>> START

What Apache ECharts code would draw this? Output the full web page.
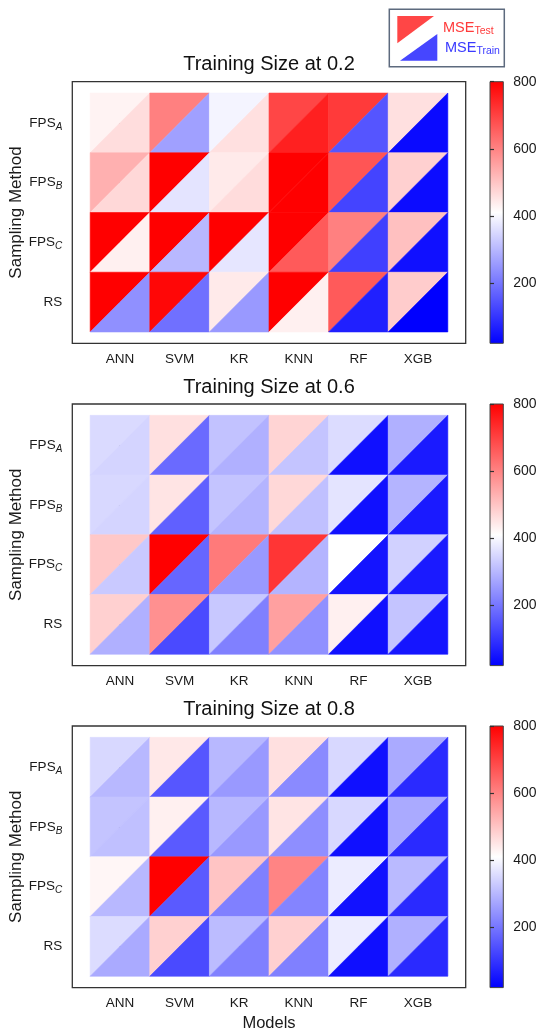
<!DOCTYPE html>
<html>
<head>
<meta charset="utf-8">
<script src="https://cdn.jsdelivr.net/npm/echarts@6/dist/echarts.min.js"></script>
<style>
html,body{margin:0;padding:0;background:#fff;}
#chart{width:542px;height:1030px;}
</style>
</head>
<body>
<div id="chart"></div>
<script>
// ---------- data ----------
const models = ['ANN', 'SVM', 'KR', 'KNN', 'RF', 'XGB'];
const methods = ['FPS_A', 'FPS_B', 'FPS_C', 'RS']; // top to bottom
const colorbarTicks = [200, 400, 600, 800];
const panelTitles = ['Training Size at 0.2', 'Training Size at 0.6', 'Training Size at 0.8'];
const valueMin = 20;
const valueMax = 800;

// rows follow methods order, columns follow models order
const test02 = [
  [428, 604, 393, 693, 711, 457],
  [531, 800, 442, 800, 670, 482],
  [800, 800, 800, 800, 604, 506],
  [800, 790, 442, 800, 662, 488]
];
const train02 = [
  [462, 265, 457, 751, 150, 36],
  [470, 369, 464, 800, 124, 38],
  [433, 302, 372, 662, 118, 45],
  [240, 192, 254, 433, 69, 20]
];
const test06 = [
  [353, 457, 317, 476, 357, 289],
  [350, 451, 320, 470, 369, 295],
  [494, 800, 613, 719, 410, 340],
  [482, 580, 326, 555, 433, 320]
];
const train06 = [
  [344, 182, 289, 320, 45, 59],
  [344, 167, 295, 314, 45, 59],
  [328, 176, 254, 295, 51, 59],
  [289, 133, 215, 240, 45, 52]
];
const test08 = [
  [350, 445, 302, 457, 350, 280],
  [320, 433, 302, 451, 350, 280],
  [424, 800, 500, 598, 381, 305],
  [357, 482, 307, 482, 381, 289]
];
const train08 = [
  [302, 152, 254, 231, 45, 84],
  [314, 157, 254, 237, 45, 84],
  [302, 157, 215, 222, 48, 84],
  [280, 133, 215, 215, 43, 84]
];
const panelTest = [test02, test06, test08];
const panelTrain = [train02, train06, train08];

// ---------- layout ----------
const FONT = 'Liberation Sans, Arial, sans-serif';
const panelTops = [81.7, 404, 726];
const panelH = 261.6;
const frameLeft = 72.3, frameW = 393.4;
const cbLeft = 490, cbW = 13.3;
const TXT = '#1a1a1a';
const AX = '#333333';

function buildCells(test, train) {
  const out = [];
  methods.forEach((m, r) => {
    const y = methods.length - 1 - r;
    models.forEach((md, c) => {
      out.push([c, y, test[r][c], 0]);
      out.push([c, y, train[r][c], 1]);
    });
  });
  return out;
}

function renderTri(params, api) {
  const x = api.value(0), y = api.value(1), kind = api.value(3);
  const tl = api.coord([x - 0.5, y + 0.5]);
  const tr = api.coord([x + 0.5, y + 0.5]);
  const bl = api.coord([x - 0.5, y - 0.5]);
  const br = api.coord([x + 0.5, y - 0.5]);
  const pts = kind === 0 ? [tl, tr, bl] : [tr, br, bl];
  const c = api.visual('color');
  return { type: 'polygon', shape: { points: pts }, style: { fill: c, stroke: c, lineWidth: 0.6 } };
}

function methodLabel(v) {
  const name = methods[methods.length - 1 - Math.round(v)];
  if (!name) return '';
  const parts = name.split('_');
  return parts.length > 1 ? '{m|' + parts[0] + '}{s|' + parts[1] + '}' : '{m|' + parts[0] + '}';
}

const grids = [], xAxes = [], yAxes = [], series = [], visualMaps = [], graphics = [];
const rowVals = methods.map((m, i) => i);
const colVals = models.map((m, i) => i);

panelTops.forEach((top, i) => {
  grids.push({ left: frameLeft, top: top, width: frameW, height: panelH, show: true,
    borderColor: AX, borderWidth: 1.3, backgroundColor: 'transparent',
    containLabel: false, outerBoundsMode: 'none' });
});
panelTops.forEach((top, i) => {
  grids.push({ left: cbLeft, top: top, width: cbW, height: panelH, show: true,
    borderColor: '#444', borderWidth: 1, containLabel: false, outerBoundsMode: 'none',
    backgroundColor: new echarts.graphic.LinearGradient(0, 1, 0, 0, [
      { offset: 0, color: '#0000ff' }, { offset: 0.5, color: '#ffffff' }, { offset: 1, color: '#ff0000' }
    ]) });
});

panelTops.forEach((top, i) => {
  xAxes.push({
    type: 'value', gridIndex: i, min: -0.8, max: 5.8,
    axisLine: { show: false },
    splitLine: { show: false },
    axisTick: { show: true, customValues: colVals, length: 4.5, lineStyle: { color: AX, width: 1.2 } },
    axisLabel: { show: true, customValues: colVals, margin: 9, color: TXT, fontFamily: FONT, fontSize: 13.5,
      formatter: v => models[Math.round(v)] || '' },
    name: i === 2 ? 'Models' : '', nameLocation: 'middle', nameGap: 27, nameMoveOverlap: false,
    nameTextStyle: { color: TXT, fontFamily: FONT, fontSize: 16.5 }
  });
  yAxes.push({
    type: 'value', gridIndex: i, min: -0.69, max: 3.69,
    axisLine: { show: false },
    splitLine: { show: false },
    axisTick: { show: true, customValues: rowVals, length: 4.5, lineStyle: { color: AX, width: 1.2 } },
    axisLabel: { show: true, customValues: rowVals, margin: 10, color: TXT, fontFamily: FONT,
      formatter: methodLabel,
      rich: {
        m: { fontSize: 13.5, fontFamily: FONT, color: TXT, lineHeight: 16 },
        s: { fontSize: 10, fontFamily: FONT, fontStyle: 'italic', color: TXT, lineHeight: 16, padding: [8, 0, 0, 0] }
      } },
    name: 'Sampling Method', nameLocation: 'middle', nameGap: 47, nameRotate: 90, nameMoveOverlap: false,
    nameTextStyle: { color: TXT, fontFamily: FONT, fontSize: 17 }
  });
});
panelTops.forEach((top, i) => {
  xAxes.push({ type: 'value', gridIndex: 3 + i, min: 0, max: 1, show: false });
  yAxes.push({
    type: 'value', gridIndex: 3 + i, min: valueMin, max: valueMax, position: 'right',
    axisLine: { show: false }, splitLine: { show: false },
    axisTick: { show: true, customValues: colorbarTicks, length: 4, lineStyle: { color: AX, width: 1.2 } },
    axisLabel: { show: true, customValues: colorbarTicks, margin: 10, color: TXT, fontFamily: FONT, fontSize: 14 }
  });
});

panelTops.forEach((top, i) => {
  series.push({
    type: 'custom', xAxisIndex: i, yAxisIndex: i,
    renderItem: renderTri,
    encode: { x: 0, y: 1 },
    dimensions: ['col', 'row', 'mse', 'kind'],
    data: buildCells(panelTest[i], panelTrain[i]),
    silent: true
  });
  visualMaps.push({
    type: 'continuous', show: false, seriesIndex: i, dimension: 2,
    min: valueMin, max: valueMax,
    inRange: { color: ['#0000ff', '#ffffff', '#ff0000'] }
  });
  graphics.push({
    type: 'text', x: frameLeft + frameW / 2, y: top - 17,
    style: { text: panelTitles[i], fontFamily: FONT, fontSize: 20, fill: '#111',
      align: 'center', verticalAlign: 'middle' }
  });
});

// legend box (top right)
graphics.push(
  { type: 'rect', shape: { x: 389.3, y: 9.3, width: 115, height: 57.4 },
    style: { fill: '#fff', stroke: '#5d6a7e', lineWidth: 1.5 } },
  { type: 'polygon', shape: { points: [[397.3, 16], [434, 16], [397.3, 43.3]] }, style: { fill: '#ff4646' } },
  { type: 'polygon', shape: { points: [[437.3, 34], [437.3, 60.7], [400, 60.7]] }, style: { fill: '#4646ff' } },
  { type: 'text', x: 443, y: 28,
    style: { text: '{a|MSE}{b|Test}', verticalAlign: 'middle',
      rich: { a: { fontSize: 14.5, fontFamily: FONT, fill: '#ff3a3a', lineHeight: 16 },
              b: { fontSize: 10.5, fontFamily: FONT, fill: '#ff3a3a', lineHeight: 16, padding: [7, 0, 0, 0] } } } },
  { type: 'text', x: 445, y: 47.5,
    style: { text: '{a|MSE}{b|Train}', verticalAlign: 'middle',
      rich: { a: { fontSize: 14.5, fontFamily: FONT, fill: '#3a3aff', lineHeight: 16 },
              b: { fontSize: 10.5, fontFamily: FONT, fill: '#3a3aff', lineHeight: 16, padding: [7, 0, 0, 0] } } } }
);

const chart = echarts.init(document.getElementById('chart'), null, { renderer: 'canvas' });
chart.setOption({
  backgroundColor: '#ffffff',
  animation: false,
  grid: grids,
  xAxis: xAxes,
  yAxis: yAxes,
  visualMap: visualMaps,
  series: series,
  graphic: graphics
});
</script>
</body>
</html>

>> END

JOB - Exactly restate the lines from the beginning of the data through the line with "const AX = '#333333';", and no others, keeping pictures out.

SOLUTION FOR THIS PROBLEM -
What Apache ECharts code would draw this? Output the full web page.
<!DOCTYPE html>
<html>
<head>
<meta charset="utf-8">
<script src="https://cdn.jsdelivr.net/npm/echarts@6/dist/echarts.min.js"></script>
<style>
html,body{margin:0;padding:0;background:#fff;}
#chart{width:542px;height:1030px;}
</style>
</head>
<body>
<div id="chart"></div>
<script>
// ---------- data ----------
const models = ['ANN', 'SVM', 'KR', 'KNN', 'RF', 'XGB'];
const methods = ['FPS_A', 'FPS_B', 'FPS_C', 'RS']; // top to bottom
const colorbarTicks = [200, 400, 600, 800];
const panelTitles = ['Training Size at 0.2', 'Training Size at 0.6', 'Training Size at 0.8'];
const valueMin = 20;
const valueMax = 800;

// rows follow methods order, columns follow models order
const test02 = [
  [428, 604, 393, 693, 711, 457],
  [531, 800, 442, 800, 670, 482],
  [800, 800, 800, 800, 604, 506],
  [800, 790, 442, 800, 662, 488]
];
const train02 = [
  [462, 265, 457, 751, 150, 36],
  [470, 369, 464, 800, 124, 38],
  [433, 302, 372, 662, 118, 45],
  [240, 192, 254, 433, 69, 20]
];
const test06 = [
  [353, 457, 317, 476, 357, 289],
  [350, 451, 320, 470, 369, 295],
  [494, 800, 613, 719, 410, 340],
  [482, 580, 326, 555, 433, 320]
];
const train06 = [
  [344, 182, 289, 320, 45, 59],
  [344, 167, 295, 314, 45, 59],
  [328, 176, 254, 295, 51, 59],
  [289, 133, 215, 240, 45, 52]
];
const test08 = [
  [350, 445, 302, 457, 350, 280],
  [320, 433, 302, 451, 350, 280],
  [424, 800, 500, 598, 381, 305],
  [357, 482, 307, 482, 381, 289]
];
const train08 = [
  [302, 152, 254, 231, 45, 84],
  [314, 157, 254, 237, 45, 84],
  [302, 157, 215, 222, 48, 84],
  [280, 133, 215, 215, 43, 84]
];
const panelTest = [test02, test06, test08];
const panelTrain = [train02, train06, train08];

// ---------- layout ----------
const FONT = 'Liberation Sans, Arial, sans-serif';
const panelTops = [81.7, 404, 726];
const panelH = 261.6;
const frameLeft = 72.3, frameW = 393.4;
const cbLeft = 490, cbW = 13.3;
const TXT = '#1a1a1a';
const AX = '#333333';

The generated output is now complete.